I give each of you this warning: Be honest in your estimate of yourselves,
measuring your value by how much faith God has given you.
Romans 12:3 NLT

If we claim that we’re free of sin, we’re only fooling ourselves. A claim like that is errant nonsense. On the other hand, if we admit our sins – make a clean break of them – he won’t let us down, he’ll be true to himself. He’ll forgive our sins and purge us of all our wrongdoing. If we claim that we’ve never sinned, we out-and-out contradict God – make a liar out of him. A claim like that only shows off our ignorance.
I John 1:8-9 MSG

 Recovery requires that we accept ourselves and admit that which is the worst about us, and when we do this, there is a discovery of grace as only God can give. Grace is only grace when it’s unwarranted. In grace we find permission to surrender the outcome of a war that is impossible to win. The war is over, we surrendered our illusions and ourselves and survived our addictions and lived.

I quit focusing on the handicap and began to appreciate the gift. It was a case of Christ’s strength moving in on my weakness. Now I take my limitations in stride, and with good cheer, these limitations that cut me down to size – abuse, accidents, opposition and bad breaks. I just let Christ take over! And so the weaker I get, the stronger I become.
2 Corinthians 12: 7-10 MSG

The heart is the deepest essence of a person. It symbolizes what’s at our core. The heart of the matter is that we can know and be known only through revealing what’s in our heart.
Brennan Manning, Posers, Fakers & Wannabes pg 147

 One of the great returns on the investment my honesty brings to me is when others in our fellowship say “me too” to me. When someone says “me too,” they are in effect telling me that “they too” have suffered from similar conflicts, shortcomings and sins as I have. In doing so, they help heal my perspective and how I relate to other people.

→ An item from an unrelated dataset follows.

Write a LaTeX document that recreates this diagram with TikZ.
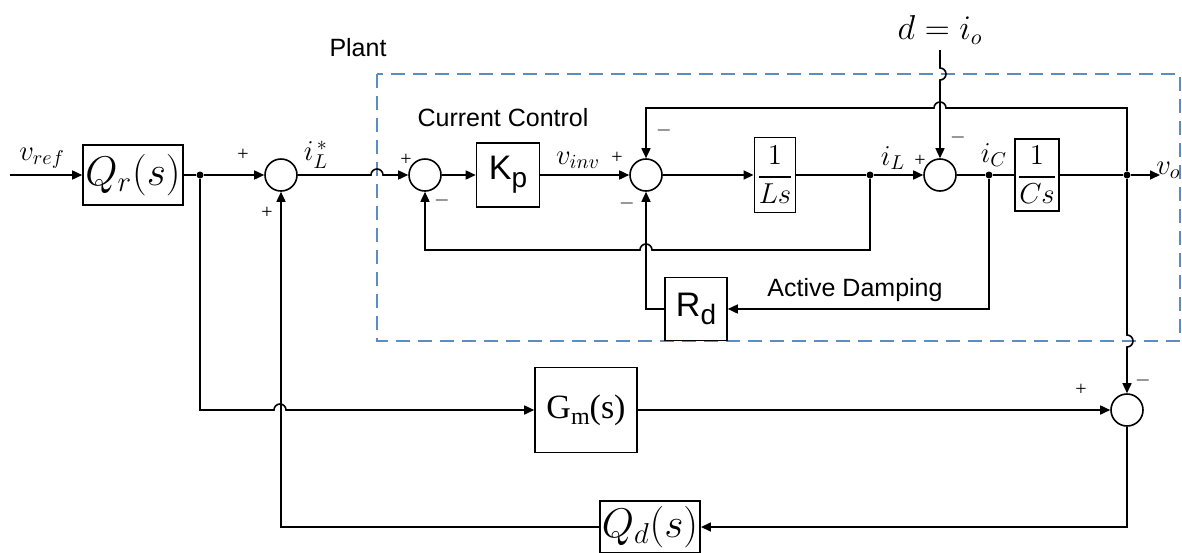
\documentclass[tikz,border=0pt]{standalone}
\usepackage{fontspec}
\setmainfont{Liberation Serif}
\setsansfont{Liberation Sans}
\usepackage{amsmath}
\usepackage{tikz}
\usetikzlibrary{
    arrows.meta,
    positioning,
    calc
}
\definecolor{plantblue}{rgb}{0.36, 0.55, 0.76}
\tikzstyle{block} = [
    rectangle,
    draw,
    line width=0.8pt,
    inner sep=1pt,
    font=\fontsize{14}{16}\selectfont
]
\tikzstyle{sumnode} = [
    circle,
    draw,
    line width=0.8pt,
    minimum size=16pt,
    inner sep=0pt
]
\tikzstyle{wire} = [
    line width=0.8pt
]
\tikzstyle{flow} = [
    wire,
    -{Triangle[length=5pt,width=4.5pt]}
]
\tikzstyle{dot} = [
    circle,
    fill,
    inner sep=0pt,
    minimum size=3.5pt
]
\tikzstyle{sign} = [
    inner sep=0pt,
    font=\fontsize{10}{12}\selectfont
]
\tikzstyle{tag} = [
    inner sep=0pt,
    font=\sffamily\fontsize{12.5}{14}\selectfont
]
\tikzstyle{signal} = [
    inner sep=0pt,
    font=\fontsize{14}{16}\selectfont
]
\tikzstyle{plant} = [
    draw=plantblue,
    line width=0.9pt,
    dash pattern=on 7pt off 4pt
]

\begin{document}
\begin{tikzpicture}[x=0.5pt, y=0.5pt]
    \useasboundingbox (0,0) rectangle (1182,-552);

    % Plant frame
    \draw[plant] (377,-74) rectangle (1180,-341);
    \node[tag] (plantlbl) at (358,-48) {Plant};
    \node[tag] (cclbl) at (503,-118) {Current Control};
    \node[tag] (adlbl) at (855,-290) {Active Damping};

    % Blocks
    \node[block, minimum width=50pt, minimum height=30pt, font=\fontsize{20}{22}\selectfont] (qr) at (133,-175) {$Q_r(s)$};
    \node[block, minimum width=31.5pt, minimum height=32pt, font=\sffamily\fontsize{17}{18}\selectfont] (kp) at (508,-175) {K\raisebox{-0.45ex}{\fontsize{14}{14}\selectfont p}};
    \node[block, minimum width=20.5pt, minimum height=37.5pt] (ls) at (775,-175) {$\dfrac{1}{Ls}$};
    \node[block, minimum width=21.5pt, minimum height=36pt] (cs) at (1037,-175) {$\dfrac{1}{Cs}$};
    \node[block, minimum width=31pt, minimum height=31.5pt, font=\sffamily\fontsize{17}{18}\selectfont] (rd) at (696,-309) {R\raisebox{-0.45ex}{\fontsize{14}{14}\selectfont d}};
    \node[block, minimum width=51pt, minimum height=42.5pt, font=\fontsize{17}{18}\selectfont] (gm) at (586,-410) {G\raisebox{-0.4ex}{\fontsize{12}{12}\selectfont m}(s)};
    \node[block, minimum width=46pt, minimum height=26pt, font=\fontsize{20}{22}\selectfont] (qd) at (650,-527) {$Q_d(s)$};

    % Summing junctions
    \node[sumnode] (s1) at (281,-175) {};
    \node[sumnode] (s2) at (425,-175) {};
    \node[sumnode] (s3) at (646,-175) {};
    \node[sumnode] (s4) at (940,-175) {};
    \node[sumnode] (s5) at (1127,-410) {};

    % Branch points
    \coordinate (in) at (10,-175);
    \node[dot] (b1) at (200,-175) {};
    \node[dot] (b2) at (870,-175) {};
    \node[dot] (b3) at (989,-175) {};
    \node[dot] (b4) at (1127,-175) {};
    \coordinate (out) at (1160,-175);
    \coordinate (dist) at (940,-50);

    % Signal labels
    \node[signal] (vref) at (42,-158) {$v_{ref}$};
    \node[signal] (ilref) at (316,-155) {$i_L^{\,*}$};
    \node[signal] (vinv) at (578,-160) {$v_{inv}$};
    \node[signal] (il) at (893,-158) {$i_L$};
    \node[signal] (ic) at (994,-155) {$i_C$};
    \node[signal, anchor=east] (vo) at (1181,-170) {$v_o$};
    \node[signal, font=\fontsize{16}{18}\selectfont] (dlbl) at (940,-30) {$d = i_o$};

    % Signs
    \node[sign] (p1) at (243,-155) {+};
    \node[sign] (p2) at (267,-213) {+};
    \node[sign] (p3) at (406,-160) {+};
    \node[sign] (m1) at (442,-200) {$-$};
    \node[sign] (p4) at (617,-158) {+};
    \node[sign] (m2) at (664,-130) {$-$};
    \node[sign] (m3) at (627,-203) {$-$};
    \node[sign] (p5) at (920,-161) {+};
    \node[sign] (m4) at (958,-137) {$-$};
    \node[sign] (p6) at (1081,-390) {+};
    \node[sign] (m5) at (1143,-380) {$-$};

    % Forward path
    \draw[flow] (in) -- (qr);
    \draw[wire] (qr) -- (b1);
    \draw[flow] (b1) -- (s1);
    \draw[flow] (s1) -- (371,-175) arc[start angle=180, end angle=0, radius=3pt] -- (s2);
    \draw[flow] (s2) -- (kp);
    \draw[flow] (kp) -- (s3);
    \draw[flow] (s3) -- (ls);
    \draw[wire] (ls) -- (b2);
    \draw[flow] (b2) -- (s4);
    \draw[wire] (s4) -- (b3) -- (cs);
    \draw[wire] (cs) -- (b4);
    \draw[flow] (b4) -- (out);
    \draw[flow] (dist) -- (940,-68) arc[start angle=90, end angle=-90, radius=3pt] -- (s4);

    % Inner loops
    \draw[flow] (b4) |- (946,-108) arc[start angle=0, end angle=180, radius=3pt] -| (s3);
    \draw[flow] (b2) |- (652,-250) arc[start angle=0, end angle=180, radius=3pt] -| (s2);
    \draw[flow] (b3) |- (rd);
    \draw[flow] (rd) -| (s3);

    % Outer loop
    \draw[flow] (b4) -- (1127,-335) arc[start angle=90, end angle=-90, radius=3pt] -- (s5);
    \draw[flow] (b1) |- (274,-410) arc[start angle=180, end angle=0, radius=3pt] -- (gm);
    \draw[flow] (gm) -- (s5);
    \draw[flow] (s5) |- (qd);
    \draw[flow] (qd) -| (s1);
\end{tikzpicture}
\end{document}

A timely “me too” helps deliver us from the power of our secrets. Identifying and admitting shared destructive patterns breaks down the walls of isolation. The experience of being heard, observed, known, included, loved and embraced, in spite of our addictions, sins and mistakes, is transformational. When a person gives the power of love through an understanding ear, compassion and understanding soak in deeply, washing away the poison of self-hatred and condemnation. Without the establishment and re-establishment of trust with other people in this way, spiritual and emotional wholeness cannot happen.

Personal admissions of weakness and failure to another person may seem like a surgery of the soul, but doing so results in the freedom of a new way of thinking about ourselves, God and other people. To not risk honesty, to not trust, to not heal, to not become relationally and emotionally whole, leaves us alone and at the mercy of sexual addiction, inevitably leading to more failure and destruction.

When we lose the foundation of trusted relationship, we have no one to trust but ourselves, and yet it is the self that feels most foolish and incapable of making safe and solid decisions. We are in a trap. We are cut off from others. We hate our desire. We want relief from our pain. We want someone to care and comfort us, but we also want justice, vengeance. The dark desire to make our betrayer pay places us in a strange position of being both a victim and an abuser.